A billion people aren't a statistic - they're a billion stories. Let me tell you one.
Across India's sprawling cities, from Mumbai to Chennai to Delhi, families are scrambling to cook tonight's meal as a nationwide LPG cylinder shortage has triggered panic buying, hoarding, and a thriving black market where prices have tripled.
In Coimbatore, Tamil Nadu, authorities on Saturday raided a gas dealer's warehouse and discovered 1,000 LPG cylinders hoarded illegally - physical evidence of the supply disruption gripping India's most populous nation. According to sources cited by Times of India, similar hoarding operations have been uncovered in Bengaluru, Pune, and Delhi.
The crisis has a human face that statistics can't capture. In middle-class neighborhoods across Mumbai, mothers are rationing cooking gas, preparing simpler meals, or turning to costly alternatives. A refill cylinder that normally costs Rs 1,100 is now selling for Rs 4,000 in the black market, according to NDTV. New cylinders are fetching Rs 6,500 - six times the regulated price.

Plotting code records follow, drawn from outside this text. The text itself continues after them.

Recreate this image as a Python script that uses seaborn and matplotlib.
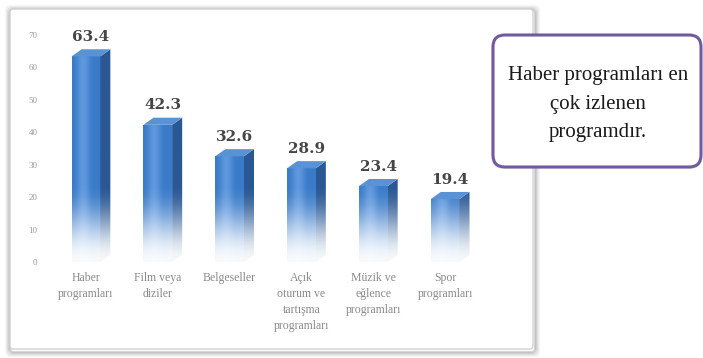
import numpy as np
import matplotlib
matplotlib.use("Agg")
import matplotlib.pyplot as plt
import seaborn as sns
from matplotlib.patches import FancyBboxPatch, Polygon
from matplotlib.colors import to_rgb

categories = [
    "Haber\nprogramları",
    "Film veya\ndiziler",
    "Belgeseller",
    "Açık\noturum ve\ntartışma\nprogramları",
    "Müzik ve\neğlence\nprogramları",
    "Spor\nprogramları",
]
values = [63.4, 42.3, 32.6, 28.9, 23.4, 19.4]
y_ticks = [0, 10, 20, 30, 40, 50, 60, 70]
note = "Haber programları en\nçok izlenen\nprogramdır."

sns.set_theme(style="white")
plt.rcParams["font.family"] = ["Liberation Serif", "DejaVu Serif"]

W, H = 703, 358
fig = plt.figure(figsize=(W / 100, H / 100), dpi=100)
fig.patch.set_facecolor("white")

# pixel-space layer for the card behind the chart
bg = fig.add_axes([0, 0, 1, 1], zorder=0)
bg.set_xlim(0, W)
bg.set_ylim(H, 0)
bg.axis("off")

px0, py0, px1, py1 = 10, 9, 533, 349
for i, a in enumerate([0.22, 0.16, 0.11, 0.07, 0.04]):
    g = i + 1
    bg.add_patch(FancyBboxPatch((px0 - g + 1, py0 - g + 2), (px1 - px0) + 2 * g, (py1 - py0) + 2 * g,
                                boxstyle="round,pad=0,rounding_size=4",
                                facecolor="none", edgecolor=(0.35, 0.35, 0.35, a), lw=1.6))
bg.add_patch(FancyBboxPatch((px0, py0), px1 - px0, py1 - py0,
                            boxstyle="round,pad=0,rounding_size=3",
                            facecolor="white", edgecolor="#d2d2d2", lw=1.0))

# main chart
ax = fig.add_axes([50 / W, 96 / H, 431 / W, 227 / H], zorder=1)
ax.patch.set_alpha(0)
df = {"cat": categories, "val": values}
sns.barplot(x="cat", y="val", data=df, color="#4a86d0", width=0.4, ax=ax,
            saturation=1, errorbar=None)

front_col = np.array(to_rgb("#3a7bc9"))
front_hi = np.array(to_rgb("#5f98dd"))
side_col = np.array(to_rgb("#2a5894"))
top_col = np.array(to_rgb("#5a92d6"))
white = np.ones(3)
fade_top = 24.0
dx, dy = 0.14, 2.2


def fade_img(h, col_l, col_c, ncols=24, nrows=300):
    ys = np.linspace(0, h, nrows)[:, None]
    u = np.linspace(0, 1, ncols)[None, :]
    t = np.clip(ys / fade_top, 0, 1)
    f = t * t * (3 - 2 * t)
    f = 0.04 + 0.96 * f
    hl = np.sin(np.pi * np.clip(u * 1.3, 0, 1)) ** 2
    base = col_l[None, None, :] * (1 - hl[..., None]) + col_c[None, None, :] * hl[..., None]
    return white * (1 - f[..., None]) + base * f[..., None]


for p, v in zip(ax.patches, values):
    x0, w, h = p.get_x(), p.get_width(), p.get_height()
    p.set_facecolor("none")
    p.set_edgecolor("none")
    im = ax.imshow(fade_img(h, front_col, front_hi), extent=[x0, x0 + w, 0, h],
                   origin="lower", aspect="auto", interpolation="bilinear", zorder=2)
    im.set_clip_path(p)
    side = Polygon([(x0 + w, 0), (x0 + w + dx, dy), (x0 + w + dx, h + dy), (x0 + w, h)],
                   closed=True, facecolor="none", edgecolor="none")
    ax.add_patch(side)
    ims = ax.imshow(fade_img(h + dy, side_col, side_col, ncols=4),
                    extent=[x0 + w, x0 + w + dx, 0, h + dy],
                    origin="lower", aspect="auto", interpolation="bilinear", zorder=2)
    ims.set_clip_path(side)
    ax.add_patch(Polygon([(x0, h), (x0 + w, h), (x0 + w + dx, h + dy), (x0 + dx, h + dy)],
                         closed=True, facecolor=top_col, edgecolor="none", zorder=3))
    ax.text(x0 + (w + dx) / 2, h + 6, f"{v:.1f}", ha="center", va="center",
            fontsize=11, fontweight="bold", family="DejaVu Serif", color="#454545",
            clip_on=False, zorder=4)

ax.set_xlim(-0.5, 5.5)
ax.set_ylim(0, 70)
ax.set_yticks(y_ticks)
ax.set_yticklabels([str(t) for t in y_ticks], fontsize=6.5, color="#9a9a9a")
ax.tick_params(axis="y", length=0, pad=9)
ax.tick_params(axis="x", length=0, pad=7)
for lab in ax.get_xticklabels():
    lab.set_fontsize(8.5)
    lab.set_color("#8a8a8a")
    lab.set_linespacing(1.45)
    lab.set_verticalalignment("top")
ax.set_xlabel("")
ax.set_ylabel("")
sns.despine(ax=ax, left=True, bottom=True)

# callout box on top
fg = fig.add_axes([0, 0, 1, 1], zorder=3)
fg.set_xlim(0, W)
fg.set_ylim(H, 0)
fg.axis("off")
fg.patch.set_alpha(0)
fg.add_patch(FancyBboxPatch((491, 37), 211, 132, boxstyle="round,pad=0,rounding_size=12",
                            facecolor=(0.5, 0.5, 0.5, 0.15), edgecolor="none"))
fg.add_patch(FancyBboxPatch((493, 35), 208, 132, boxstyle="round,pad=0,rounding_size=12",
                            facecolor="white", edgecolor="#735a9f", lw=2.2))
fg.text(598, 104, note, ha="center", va="center", fontsize=15, color="#1a1a1a",
        linespacing=1.7)

fig.savefig("out.png", dpi=100)
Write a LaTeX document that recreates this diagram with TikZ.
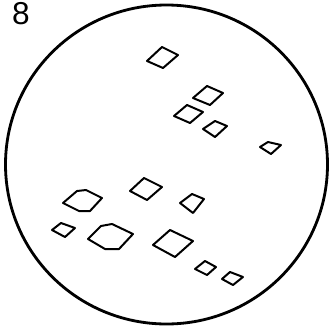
\documentclass[tikz,border=0pt]{standalone}
\usepackage{fontspec}
\newfontfamily\numfont{Liberation Sans}
\usepackage{tikz}
\tikzset{
  rand/.style={line width=2.4pt},
  kristall/.style={draw,line width=1.7pt,line join=round}
}
\begin{document}
\begin{tikzpicture}[x=0.03cm,y=-0.03cm]
\useasboundingbox (0,0) rectangle (330,328);
\node[font=\numfont\fontsize{27}{30}\selectfont] (nr) at (21,14) {8};
\draw[rand] (166.5,164.5) ellipse [x radius=161,y radius=159.5];
% obere Gruppe
\draw[kristall] (147,61)--(162,47)--(178,55)--(163,68)--cycle;
\draw[kristall] (193,98)--(207,86)--(223,93)--(210,105)--cycle;
\draw[kristall] (174,116)--(187,105)--(203,112)--(190,123)--cycle;
\draw[kristall] (203,129)--(215,121)--(227,126)--(215,137)--cycle;
\draw[kristall] (260,147)--(268,142)--(281,145)--(271,154)--cycle;
% untere Gruppe
\draw[kristall] (63,203)--(77,191)--(86,190)--(102,198)--(90,211)--(79,211)--cycle;
\draw[kristall] (52,230)--(61,223)--(75,228)--(65,237)--cycle;
\draw[kristall] (88,239)--(101,226)--(112,224)--(133,234)--(119,249)--(105,249)--cycle;
\draw[kristall] (130,191)--(144,178)--(162,187)--(147,200)--cycle;
\draw[kristall] (180,203)--(192,194)--(204,199)--(193,213)--cycle;
\draw[kristall] (153,245)--(170,230)--(193,241)--(175,257)--cycle;
\draw[kristall] (195,269)--(205,261)--(216,267)--(207,275)--cycle;
\draw[kristall] (222,279)--(230,272)--(243,277)--(233,285)--cycle;
\end{tikzpicture}
\end{document}
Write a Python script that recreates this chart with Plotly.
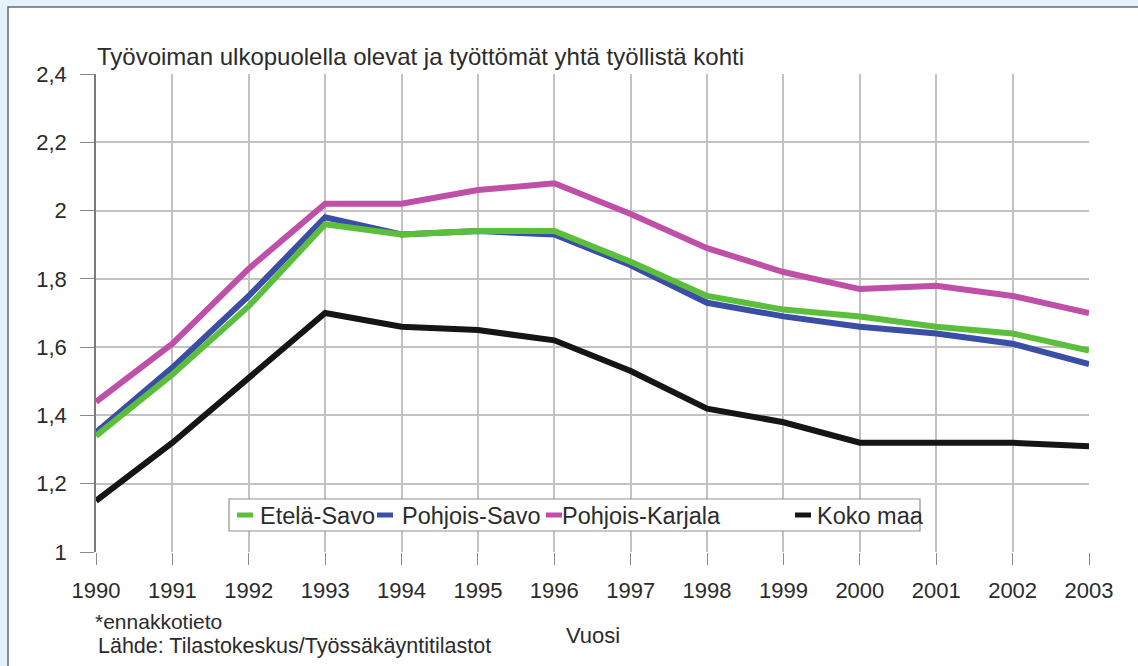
import plotly.graph_objects as go

# Vuodet ja sarjat (luettu kuvasta)
vuodet = list(range(1990, 2004))

etela_savo = [1.34, 1.52, 1.72, 1.96, 1.93, 1.94, 1.94, 1.85, 1.75, 1.71, 1.69, 1.66, 1.64, 1.59]
pohjois_savo = [1.35, 1.54, 1.75, 1.98, 1.93, 1.94, 1.93, 1.84, 1.73, 1.69, 1.66, 1.64, 1.61, 1.55]
pohjois_karjala = [1.44, 1.61, 1.83, 2.02, 2.02, 2.06, 2.08, 1.99, 1.89, 1.82, 1.77, 1.78, 1.75, 1.70]
koko_maa = [1.15, 1.32, 1.51, 1.70, 1.66, 1.65, 1.62, 1.53, 1.42, 1.38, 1.32, 1.32, 1.32, 1.31]

y_tickvals = [1, 1.2, 1.4, 1.6, 1.8, 2, 2.2, 2.4]
y_ticktext = ["1", "1,2", "1,4", "1,6", "1,8", "2", "2,2", "2,4"]

VARIT = {
    'Etelä-Savo': '#5cbf3c',
    'Pohjois-Savo': '#3a4ea6',
    'Pohjois-Karjala': '#c04fa8',
    'Koko maa': '#151515',
}

W, H = 1138, 666
L, R, T, B = 96, 49, 74, 114
FONT = "Liberation Sans, Arial, sans-serif"
TXT = '#2b2b2b'


def px_x(px):
    return (px - L) / (W - L - R)


def px_y(py):
    return (H - B - py) / (H - T - B)


fig = go.Figure()

# piirtojärjestys: vihreä sinisen päälle, musta päällimmäisenä
sarjat = [
    ('Pohjois-Karjala', pohjois_karjala),
    ('Pohjois-Savo', pohjois_savo),
    ('Etelä-Savo', etela_savo),
    ('Koko maa', koko_maa),
]
for nimi, arvot in sarjat:
    fig.add_trace(go.Scatter(
        x=vuodet, y=arvot, name=nimi, mode='lines',
        line=dict(color=VARIT[nimi], width=6),
        showlegend=False,
    ))

# oma selite (lyhyet viivat kuten alkuperäisessä)
shapes = [
    # valkoinen kehys sinisellä taustalla
    dict(type='rect', xref='paper', yref='paper', layer='below',
         x0=px_x(8), x1=px_x(W + 20), y0=px_y(7), y1=px_y(H + 20),
         fillcolor='white', line=dict(color='#6a6a6a', width=1.5)),
    dict(type='rect', xref='paper', yref='paper',
         x0=px_x(229), x1=px_x(920), y0=px_y(499), y1=px_y(531),
         fillcolor='white', line=dict(color='#909090', width=1.2)),
]
annotations = []
selite = [('Etelä-Savo', 237, 258), ('Pohjois-Savo', 377, 400),
          ('Pohjois-Karjala', 546, 560), ('Koko maa', 795, 815)]
for nimi, sx, tx in selite:
    shapes.append(dict(type='line', xref='paper', yref='paper',
                       x0=px_x(sx), x1=px_x(sx + 16), y0=px_y(515), y1=px_y(515),
                       line=dict(color=VARIT[nimi], width=5)))
    annotations.append(dict(xref='paper', yref='paper', x=px_x(tx), y=px_y(516),
                            xanchor='left', yanchor='middle', showarrow=False,
                            text=nimi, font=dict(size=23.5, color=TXT, family=FONT)))

annotations += [
    dict(xref='paper', yref='paper', x=px_x(95), y=px_y(57), xanchor='left', yanchor='middle',
         showarrow=False, text='Työvoiman ulkopuolella olevat ja työttömät yhtä työllistä kohti',
         font=dict(size=24, color=TXT, family=FONT)),
    dict(xref='paper', yref='paper', x=px_x(93), y=px_y(621), xanchor='left', yanchor='middle',
         showarrow=False, text='*ennakkotieto', font=dict(size=21, color=TXT, family=FONT)),
    dict(xref='paper', yref='paper', x=px_x(96), y=px_y(646), xanchor='left', yanchor='middle',
         showarrow=False, text='Lähde: Tilastokeskus/Työssäkäyntitilastot',
         font=dict(size=21.5, color=TXT, family=FONT)),
    dict(xref='paper', yref='paper', x=px_x(564), y=px_y(635), xanchor='left', yanchor='middle',
         showarrow=False, text='Vuosi', font=dict(size=22, color=TXT, family=FONT)),
]

fig.update_layout(
    width=W, height=H,
    margin=dict(l=L, r=R, t=T, b=B),
    paper_bgcolor='#e4f2fc',
    plot_bgcolor='white',
    showlegend=False,
    font=dict(family=FONT, size=22, color=TXT),
    shapes=shapes,
    annotations=annotations,
    xaxis=dict(
        range=[1990, 2003], tickvals=vuodet, ticktext=[str(v) for v in vuodet],
        showgrid=True, gridcolor='#c2c2c2', gridwidth=1.5,
        ticks='outside', ticklen=12, tickcolor='#8a8a8a', tickwidth=1.2,
        ticklabelstandoff=7, zeroline=False, showline=False,
        tickfont=dict(size=22, color=TXT),
    ),
    yaxis=dict(
        range=[1, 2.4], tickvals=y_tickvals, ticktext=y_ticktext,
        showgrid=True, gridcolor='#c2c2c2', gridwidth=1.5,
        ticks='outside', ticklen=14, tickcolor='#8a8a8a', tickwidth=1.2,
        ticklabelstandoff=9, zeroline=False,
        showline=True, linecolor='#7a7a7a', linewidth=1.5,
        tickfont=dict(size=22, color=TXT),
    ),
)

# sivun oletusmarginaali pois, jotta kuva alkaa ikkunan kulmasta
fig.write_html("out.html", config={'displayModeBar': False},
               post_script="document.body.style.margin='0';")
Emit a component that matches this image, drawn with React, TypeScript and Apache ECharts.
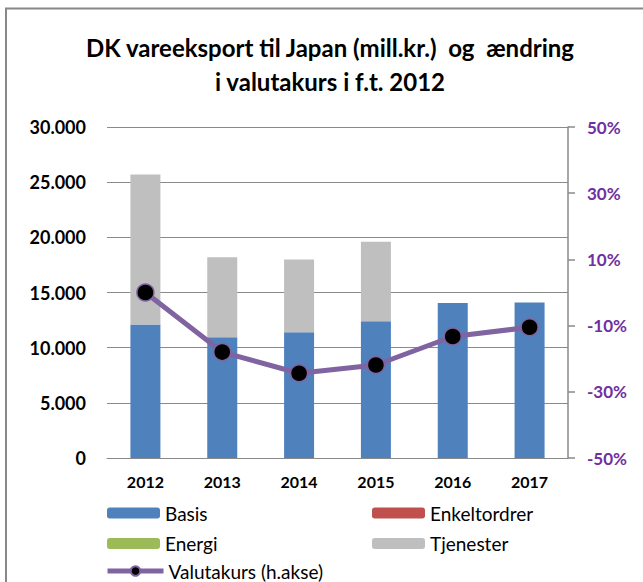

"My children need hot meals, but I can't afford Rs 4,000 for a cylinder," a homemaker in Chennai told local reporters, reflecting the impossible choices facing millions of Indian families.
The shortage has direct roots in the escalating Middle East crisis. As the Iran-Israel conflict disrupts global supply chains, India - which imports significant LPG volumes - has seen shipment delays and distribution bottlenecks. Unscrupulous dealers, anticipating further price increases, have begun hoarding inventory to sell at inflated rates later.